Quote all of the data that follows exactly as written, skipping the images.

** Start **

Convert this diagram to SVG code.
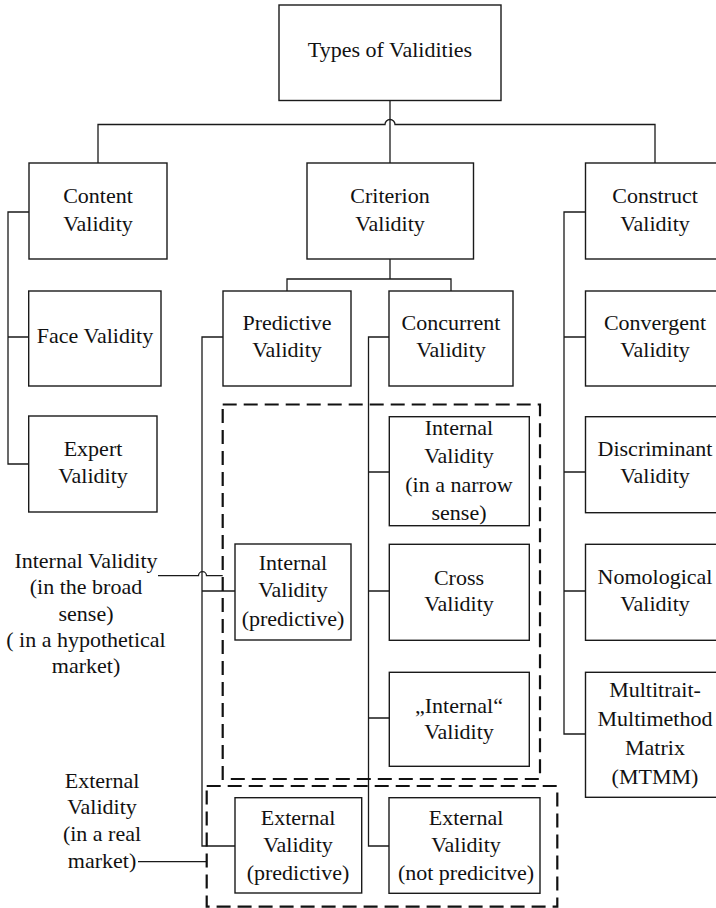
<svg xmlns="http://www.w3.org/2000/svg" width="716" height="908" viewBox="0 0 716 908">
<style>
.box{fill:#fff;stroke:#1a1a1a;stroke-width:1.4}
.t{font-family:Liberation Serif,Times New Roman,serif;font-size:22px;text-anchor:middle;fill:#111}
.c{fill:none;stroke:#1a1a1a;stroke-width:1.3}
.d{fill:none;stroke:#111;stroke-width:2.2;stroke-dasharray:14 7}
</style>
<rect width="716" height="908" fill="#fff"/>
<g id="connectors">
<path class="c" d="M390,100.5 V163"/>
<path class="c" d="M98,163 V124.5 H385 A5,5 0 0 1 395,124.5 H655 V163"/>
<path class="c" d="M390,259 V279 M287,291 V279 H451 V291"/>
<path class="c" d="M29,212 H8 V464 H28.7 M8,337 H28.7"/>
<path class="c" d="M585.5,212 H564 V734 H585.5 M564,337 H585.5 M564,472 H585.5 M564,591 H585.5"/>
<path class="c" d="M223,337 H202 V846 H235 M202,591 H235"/>
<path class="c" d="M389,337 H368.5 V846 H389 M368.5,472 H389.3 M368.5,591 H389.3 M368.5,718 H389.3"/>
<path class="c" d="M158,575.7 H198.5 A4,4 0 0 1 206.5,575.7 H222.7"/>
<path class="c" d="M138,861.7 H206.7"/>
</g>
<g id="dashed-internal"><rect class="d" x="222.7" y="404.5" width="317.3" height="374.5"/></g>
<g id="dashed-external"><rect class="d" x="206.7" y="786" width="350.6" height="120.7"/></g>
<g font-family="Liberation Serif, serif">
<g id="types"><rect class="box" x="279" y="5" width="222" height="95.5"/><text class="t" x="390" y="57">Types of Validities</text></g>
<g id="content"><rect class="box" x="29" y="163" width="138" height="96"/><text class="t" x="98" y="203">Content</text><text class="t" x="98" y="231">Validity</text></g>
<g id="criterion"><rect class="box" x="307" y="163" width="166.5" height="96"/><text class="t" x="390" y="203">Criterion</text><text class="t" x="390" y="231">Validity</text></g>
<g id="construct"><rect class="box" x="585.5" y="163" width="140" height="96"/><text class="t" x="655" y="203">Construct</text><text class="t" x="655" y="231">Validity</text></g>
<g id="face"><rect class="box" x="28.7" y="291" width="132.3" height="95"/><text class="t" x="95" y="343">Face Validity</text></g>
<g id="expert"><rect class="box" x="28.7" y="416" width="128.3" height="96"/><text class="t" x="93" y="456">Expert</text><text class="t" x="93" y="483">Validity</text></g>
<g id="predictive"><rect class="box" x="223" y="291" width="128" height="95"/><text class="t" x="287" y="330">Predictive</text><text class="t" x="287" y="357">Validity</text></g>
<g id="concurrent"><rect class="box" x="389" y="291" width="124" height="95"/><text class="t" x="451" y="330">Concurrent</text><text class="t" x="451" y="357">Validity</text></g>
<g id="convergent"><rect class="box" x="585.5" y="291" width="140" height="95"/><text class="t" x="655" y="330">Convergent</text><text class="t" x="655" y="357">Validity</text></g>
<g id="internal-predictive"><rect class="box" x="235" y="544" width="116" height="96"/><text class="t" x="293" y="570">Internal</text><text class="t" x="293" y="597">Validity</text><text class="t" x="293" y="626">(predictive)</text></g>
<g id="internal-narrow"><rect class="box" x="389.3" y="416.7" width="140" height="109"/><text class="t" x="459" y="435">Internal</text><text class="t" x="459" y="463">Validity</text><text class="t" x="459" y="492">(in a narrow</text><text class="t" x="459" y="520">sense)</text></g>
<g id="cross"><rect class="box" x="389.3" y="544.3" width="140" height="96"/><text class="t" x="459" y="585">Cross</text><text class="t" x="459" y="611">Validity</text></g>
<g id="internal-quoted"><rect class="box" x="389.3" y="672.3" width="140" height="94"/><text class="t" x="459" y="713">„Internal“</text><text class="t" x="459" y="739">Validity</text></g>
<g id="discriminant"><rect class="box" x="585.5" y="416.7" width="140" height="96"/><text class="t" x="655" y="456">Discriminant</text><text class="t" x="655" y="483">Validity</text></g>
<g id="nomological"><rect class="box" x="585.5" y="544.3" width="140" height="96"/><text class="t" x="655" y="584">Nomological</text><text class="t" x="655" y="611">Validity</text></g>
<g id="mtmm"><rect class="box" x="585.5" y="672.3" width="140" height="125"/><text class="t" x="655" y="697">Multitrait-</text><text class="t" x="655" y="726">Multimethod</text><text class="t" x="655" y="755">Matrix</text><text class="t" x="655" y="784">(MTMM)</text></g>
<g id="external-predictive"><rect class="box" x="235" y="797.7" width="126.7" height="95.3"/><text class="t" x="298" y="825">External</text><text class="t" x="298" y="852">Validity</text><text class="t" x="298" y="880">(predictive)</text></g>
<g id="external-not-predictive"><rect class="box" x="389" y="797.7" width="151" height="95.6"/><text class="t" x="466" y="825">External</text><text class="t" x="466" y="852">Validity</text><text class="t" x="466" y="880">(not predicitve)</text></g>
<g id="label-internal"><text class="t" x="86" y="568">Internal Validity</text><text class="t" x="86" y="594">(in the broad</text><text class="t" x="86" y="621">sense)</text><text class="t" x="86" y="647">( in a hypothetical</text><text class="t" x="86" y="673">market)</text></g>
<g id="label-external"><text class="t" x="102" y="788">External</text><text class="t" x="102" y="814">Validity</text><text class="t" x="102" y="841">(in a real</text><text class="t" x="102" y="868">market)</text></g>
</g>
</svg>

** End **

Completed task:
Convert this diagram to SVG code.
<svg xmlns="http://www.w3.org/2000/svg" width="716" height="908" viewBox="0 0 716 908">
<style>
.box{fill:#fff;stroke:#1a1a1a;stroke-width:1.4}
.t{font-family:Liberation Serif,Times New Roman,serif;font-size:22px;text-anchor:middle;fill:#111}
.c{fill:none;stroke:#1a1a1a;stroke-width:1.3}
.d{fill:none;stroke:#111;stroke-width:2.2;stroke-dasharray:14 7}
</style>
<rect width="716" height="908" fill="#fff"/>
<g id="connectors">
<path class="c" d="M390,100.5 V163"/>
<path class="c" d="M98,163 V124.5 H385 A5,5 0 0 1 395,124.5 H655 V163"/>
<path class="c" d="M390,259 V279 M287,291 V279 H451 V291"/>
<path class="c" d="M29,212 H8 V464 H28.7 M8,337 H28.7"/>
<path class="c" d="M585.5,212 H564 V734 H585.5 M564,337 H585.5 M564,472 H585.5 M564,591 H585.5"/>
<path class="c" d="M223,337 H202 V846 H235 M202,591 H235"/>
<path class="c" d="M389,337 H368.5 V846 H389 M368.5,472 H389.3 M368.5,591 H389.3 M368.5,718 H389.3"/>
<path class="c" d="M158,575.7 H198.5 A4,4 0 0 1 206.5,575.7 H222.7"/>
<path class="c" d="M138,861.7 H206.7"/>
</g>
<g id="dashed-internal"><rect class="d" x="222.7" y="404.5" width="317.3" height="374.5"/></g>
<g id="dashed-external"><rect class="d" x="206.7" y="786" width="350.6" height="120.7"/></g>
<g font-family="Liberation Serif, serif">
<g id="types"><rect class="box" x="279" y="5" width="222" height="95.5"/><text class="t" x="390" y="57">Types of Validities</text></g>
<g id="content"><rect class="box" x="29" y="163" width="138" height="96"/><text class="t" x="98" y="203">Content</text><text class="t" x="98" y="231">Validity</text></g>
<g id="criterion"><rect class="box" x="307" y="163" width="166.5" height="96"/><text class="t" x="390" y="203">Criterion</text><text class="t" x="390" y="231">Validity</text></g>
<g id="construct"><rect class="box" x="585.5" y="163" width="140" height="96"/><text class="t" x="655" y="203">Construct</text><text class="t" x="655" y="231">Validity</text></g>
<g id="face"><rect class="box" x="28.7" y="291" width="132.3" height="95"/><text class="t" x="95" y="343">Face Validity</text></g>
<g id="expert"><rect class="box" x="28.7" y="416" width="128.3" height="96"/><text class="t" x="93" y="456">Expert</text><text class="t" x="93" y="483">Validity</text></g>
<g id="predictive"><rect class="box" x="223" y="291" width="128" height="95"/><text class="t" x="287" y="330">Predictive</text><text class="t" x="287" y="357">Validity</text></g>
<g id="concurrent"><rect class="box" x="389" y="291" width="124" height="95"/><text class="t" x="451" y="330">Concurrent</text><text class="t" x="451" y="357">Validity</text></g>
<g id="convergent"><rect class="box" x="585.5" y="291" width="140" height="95"/><text class="t" x="655" y="330">Convergent</text><text class="t" x="655" y="357">Validity</text></g>
<g id="internal-predictive"><rect class="box" x="235" y="544" width="116" height="96"/><text class="t" x="293" y="570">Internal</text><text class="t" x="293" y="597">Validity</text><text class="t" x="293" y="626">(predictive)</text></g>
<g id="internal-narrow"><rect class="box" x="389.3" y="416.7" width="140" height="109"/><text class="t" x="459" y="435">Internal</text><text class="t" x="459" y="463">Validity</text><text class="t" x="459" y="492">(in a narrow</text><text class="t" x="459" y="520">sense)</text></g>
<g id="cross"><rect class="box" x="389.3" y="544.3" width="140" height="96"/><text class="t" x="459" y="585">Cross</text><text class="t" x="459" y="611">Validity</text></g>
<g id="internal-quoted"><rect class="box" x="389.3" y="672.3" width="140" height="94"/><text class="t" x="459" y="713">„Internal“</text><text class="t" x="459" y="739">Validity</text></g>
<g id="discriminant"><rect class="box" x="585.5" y="416.7" width="140" height="96"/><text class="t" x="655" y="456">Discriminant</text><text class="t" x="655" y="483">Validity</text></g>
<g id="nomological"><rect class="box" x="585.5" y="544.3" width="140" height="96"/><text class="t" x="655" y="584">Nomological</text><text class="t" x="655" y="611">Validity</text></g>
<g id="mtmm"><rect class="box" x="585.5" y="672.3" width="140" height="125"/><text class="t" x="655" y="697">Multitrait-</text><text class="t" x="655" y="726">Multimethod</text><text class="t" x="655" y="755">Matrix</text><text class="t" x="655" y="784">(MTMM)</text></g>
<g id="external-predictive"><rect class="box" x="235" y="797.7" width="126.7" height="95.3"/><text class="t" x="298" y="825">External</text><text class="t" x="298" y="852">Validity</text><text class="t" x="298" y="880">(predictive)</text></g>
<g id="external-not-predictive"><rect class="box" x="389" y="797.7" width="151" height="95.6"/><text class="t" x="466" y="825">External</text><text class="t" x="466" y="852">Validity</text><text class="t" x="466" y="880">(not predicitve)</text></g>
<g id="label-internal"><text class="t" x="86" y="568">Internal Validity</text><text class="t" x="86" y="594">(in the broad</text><text class="t" x="86" y="621">sense)</text><text class="t" x="86" y="647">( in a hypothetical</text><text class="t" x="86" y="673">market)</text></g>
<g id="label-external"><text class="t" x="102" y="788">External</text><text class="t" x="102" y="814">Validity</text><text class="t" x="102" y="841">(in a real</text><text class="t" x="102" y="868">market)</text></g>
</g>
</svg>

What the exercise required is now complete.